Seit einiger Zeit begleite ich ein bis zwei Mal im Jahr westliche Reisegruppen, eine für mich nach anfänglicher Skepsis überraschend positive und produktive Erfahrung. Ich kenne daher die praktischen Fragen und Probleme bei solchen Touren aus eigener Anschauung. Was darf man fotografieren? Was nimmt man als Geschenk mit? Wo bekommt man ein Visum? Welche Orte kann man und welche sollte man besichtigen?
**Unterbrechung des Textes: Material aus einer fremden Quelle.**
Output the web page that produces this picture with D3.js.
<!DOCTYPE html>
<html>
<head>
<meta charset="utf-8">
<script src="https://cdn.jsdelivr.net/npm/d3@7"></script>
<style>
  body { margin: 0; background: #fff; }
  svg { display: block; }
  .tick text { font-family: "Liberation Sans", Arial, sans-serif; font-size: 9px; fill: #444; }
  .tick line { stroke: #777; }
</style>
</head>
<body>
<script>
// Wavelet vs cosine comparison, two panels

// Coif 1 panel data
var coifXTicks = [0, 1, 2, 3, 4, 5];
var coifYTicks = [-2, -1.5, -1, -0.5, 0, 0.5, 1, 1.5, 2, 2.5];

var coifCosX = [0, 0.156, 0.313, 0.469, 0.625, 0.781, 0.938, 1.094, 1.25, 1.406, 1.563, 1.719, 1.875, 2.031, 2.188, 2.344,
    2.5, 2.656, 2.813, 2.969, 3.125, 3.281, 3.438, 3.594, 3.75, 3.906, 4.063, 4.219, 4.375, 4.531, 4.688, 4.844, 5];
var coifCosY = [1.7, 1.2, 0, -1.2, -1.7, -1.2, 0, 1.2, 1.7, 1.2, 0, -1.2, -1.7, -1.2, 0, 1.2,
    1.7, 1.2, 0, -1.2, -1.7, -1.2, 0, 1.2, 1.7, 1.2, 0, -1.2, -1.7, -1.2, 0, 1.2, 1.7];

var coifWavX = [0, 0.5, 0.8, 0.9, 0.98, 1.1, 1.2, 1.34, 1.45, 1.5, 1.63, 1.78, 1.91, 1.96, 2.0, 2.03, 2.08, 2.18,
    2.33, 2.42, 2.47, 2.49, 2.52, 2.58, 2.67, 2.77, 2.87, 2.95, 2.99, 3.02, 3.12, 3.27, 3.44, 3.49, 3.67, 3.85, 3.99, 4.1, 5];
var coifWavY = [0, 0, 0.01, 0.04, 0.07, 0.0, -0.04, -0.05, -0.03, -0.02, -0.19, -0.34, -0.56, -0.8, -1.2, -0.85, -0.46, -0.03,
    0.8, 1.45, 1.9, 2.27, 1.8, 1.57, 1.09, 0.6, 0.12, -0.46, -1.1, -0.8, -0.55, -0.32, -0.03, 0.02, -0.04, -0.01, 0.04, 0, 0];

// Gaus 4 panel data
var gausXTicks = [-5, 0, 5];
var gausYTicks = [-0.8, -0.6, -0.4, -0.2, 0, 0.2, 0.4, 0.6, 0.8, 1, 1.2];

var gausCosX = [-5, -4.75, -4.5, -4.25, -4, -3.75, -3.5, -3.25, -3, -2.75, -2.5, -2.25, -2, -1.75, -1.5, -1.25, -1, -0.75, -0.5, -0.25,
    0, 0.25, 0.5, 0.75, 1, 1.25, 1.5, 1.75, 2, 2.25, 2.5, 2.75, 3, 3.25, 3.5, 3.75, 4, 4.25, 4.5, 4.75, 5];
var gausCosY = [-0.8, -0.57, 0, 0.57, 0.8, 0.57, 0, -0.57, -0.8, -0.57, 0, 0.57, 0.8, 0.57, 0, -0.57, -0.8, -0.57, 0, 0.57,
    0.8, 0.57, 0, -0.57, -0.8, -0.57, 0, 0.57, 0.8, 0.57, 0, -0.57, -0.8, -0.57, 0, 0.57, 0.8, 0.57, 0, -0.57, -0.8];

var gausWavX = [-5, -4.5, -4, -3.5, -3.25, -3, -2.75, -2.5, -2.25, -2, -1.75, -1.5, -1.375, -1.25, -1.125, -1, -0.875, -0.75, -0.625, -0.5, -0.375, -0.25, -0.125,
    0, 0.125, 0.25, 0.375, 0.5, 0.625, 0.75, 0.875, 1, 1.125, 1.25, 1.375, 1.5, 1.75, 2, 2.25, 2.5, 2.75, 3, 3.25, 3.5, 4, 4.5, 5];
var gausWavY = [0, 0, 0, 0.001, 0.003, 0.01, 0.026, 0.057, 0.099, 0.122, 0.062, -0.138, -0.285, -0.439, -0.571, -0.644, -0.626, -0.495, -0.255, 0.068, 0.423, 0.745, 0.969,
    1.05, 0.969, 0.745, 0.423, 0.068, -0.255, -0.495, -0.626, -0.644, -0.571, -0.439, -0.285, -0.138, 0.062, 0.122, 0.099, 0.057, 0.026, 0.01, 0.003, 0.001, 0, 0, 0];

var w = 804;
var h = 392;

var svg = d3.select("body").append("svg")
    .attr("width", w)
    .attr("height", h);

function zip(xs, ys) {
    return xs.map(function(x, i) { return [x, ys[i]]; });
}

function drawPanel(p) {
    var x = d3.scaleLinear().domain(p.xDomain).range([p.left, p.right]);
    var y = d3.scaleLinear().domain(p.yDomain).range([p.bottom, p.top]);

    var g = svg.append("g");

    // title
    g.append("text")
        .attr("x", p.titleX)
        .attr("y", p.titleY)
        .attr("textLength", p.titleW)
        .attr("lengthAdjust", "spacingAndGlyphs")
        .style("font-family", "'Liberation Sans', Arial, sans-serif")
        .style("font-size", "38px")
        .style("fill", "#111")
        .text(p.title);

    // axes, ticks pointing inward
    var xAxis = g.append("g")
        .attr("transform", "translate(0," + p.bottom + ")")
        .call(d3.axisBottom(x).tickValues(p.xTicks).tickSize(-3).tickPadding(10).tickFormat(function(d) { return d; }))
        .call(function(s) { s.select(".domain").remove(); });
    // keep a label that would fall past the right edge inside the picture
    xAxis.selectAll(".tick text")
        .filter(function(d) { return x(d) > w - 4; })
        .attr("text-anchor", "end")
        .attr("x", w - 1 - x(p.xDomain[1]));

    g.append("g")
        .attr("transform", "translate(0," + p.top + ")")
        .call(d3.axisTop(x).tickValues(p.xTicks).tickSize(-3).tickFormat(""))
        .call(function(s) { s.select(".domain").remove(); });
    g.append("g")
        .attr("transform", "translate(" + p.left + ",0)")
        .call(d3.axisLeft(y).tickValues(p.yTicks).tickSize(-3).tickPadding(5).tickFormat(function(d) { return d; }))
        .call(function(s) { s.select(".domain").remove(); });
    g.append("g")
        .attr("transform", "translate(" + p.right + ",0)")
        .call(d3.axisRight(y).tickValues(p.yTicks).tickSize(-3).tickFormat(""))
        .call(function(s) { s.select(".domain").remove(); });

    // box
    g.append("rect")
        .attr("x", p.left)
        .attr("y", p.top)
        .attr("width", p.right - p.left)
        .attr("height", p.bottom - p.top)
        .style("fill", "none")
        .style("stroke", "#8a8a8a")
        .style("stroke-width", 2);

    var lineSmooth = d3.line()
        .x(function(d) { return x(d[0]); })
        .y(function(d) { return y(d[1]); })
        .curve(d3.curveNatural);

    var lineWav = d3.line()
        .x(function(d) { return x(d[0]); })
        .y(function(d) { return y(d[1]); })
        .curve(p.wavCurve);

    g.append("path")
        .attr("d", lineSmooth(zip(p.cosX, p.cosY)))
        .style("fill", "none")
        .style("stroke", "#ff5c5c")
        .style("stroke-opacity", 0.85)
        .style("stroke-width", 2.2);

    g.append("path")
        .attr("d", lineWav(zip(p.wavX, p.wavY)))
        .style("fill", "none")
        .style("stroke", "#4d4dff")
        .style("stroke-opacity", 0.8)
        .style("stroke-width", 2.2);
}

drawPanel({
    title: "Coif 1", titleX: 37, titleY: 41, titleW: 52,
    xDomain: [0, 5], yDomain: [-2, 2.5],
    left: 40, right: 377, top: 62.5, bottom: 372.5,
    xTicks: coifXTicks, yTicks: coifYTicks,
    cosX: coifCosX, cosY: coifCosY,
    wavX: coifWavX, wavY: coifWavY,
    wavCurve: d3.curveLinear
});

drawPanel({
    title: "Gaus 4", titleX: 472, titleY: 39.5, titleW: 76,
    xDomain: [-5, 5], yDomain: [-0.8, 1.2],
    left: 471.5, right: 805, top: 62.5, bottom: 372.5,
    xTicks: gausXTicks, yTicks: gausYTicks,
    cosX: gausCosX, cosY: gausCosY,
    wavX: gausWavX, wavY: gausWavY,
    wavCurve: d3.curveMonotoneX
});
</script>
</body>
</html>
Die Zahl der Fragen ist nahezu endlos und reicht von profanen Dingen des Alltags bis zum Verständnis größerer politischer Zusammenhänge. Untrennbar verbunden ist all das mit der Lage der Menschen in einer Diktatur, mit dem Leben in einem alle Bereiche durchdringenden Staat, vor dem Hintergrund immer wieder aufflammender Krisen um das Atomwaffenprogramm und inmitten einer hoch komplexen geostrategischen Lage.

Aus diesen Komponenten setzt sich im Folgenden so etwas wie ein Porträt des Landes zusammen, mit einem anderen Ansatz allerdings als bei meinem Buch Nordkorea: Innenansichten eines totalen Staates, das sich strukturiert mit der Geschichte, der Ideologie, dem politischen und wirtschaftlichen System befasst. Dort finden Sie auch zahlreiche Literaturangaben und Hinweise auf weiterführende Lektüre. Beide Bücher – Innenansichten und Unterwegs in Nordkorea – bilden letztlich eine Einheit.

Zum Schluss noch eine nicht ganz unwichtige Formalie: Ich habe für die Umschrift koreanischer Begriffe grundsätzlich das System nach McCune/Reischauer verwendet. Der Lesbarkeit wegen wird bei weithin bekannten Begriffen, Orts- und Personennamen jedoch auf die in den Medien übliche, vereinfachende Form zurückgegriffen. »P’yŏngyang« wird daher »Pjöngjang« geschrieben. Anstelle von Kim Il-sŏng schreibe ich Kim Il-sung, Kim Chŏng-ŭn schreibe ich Kim Jong-un und so weiter.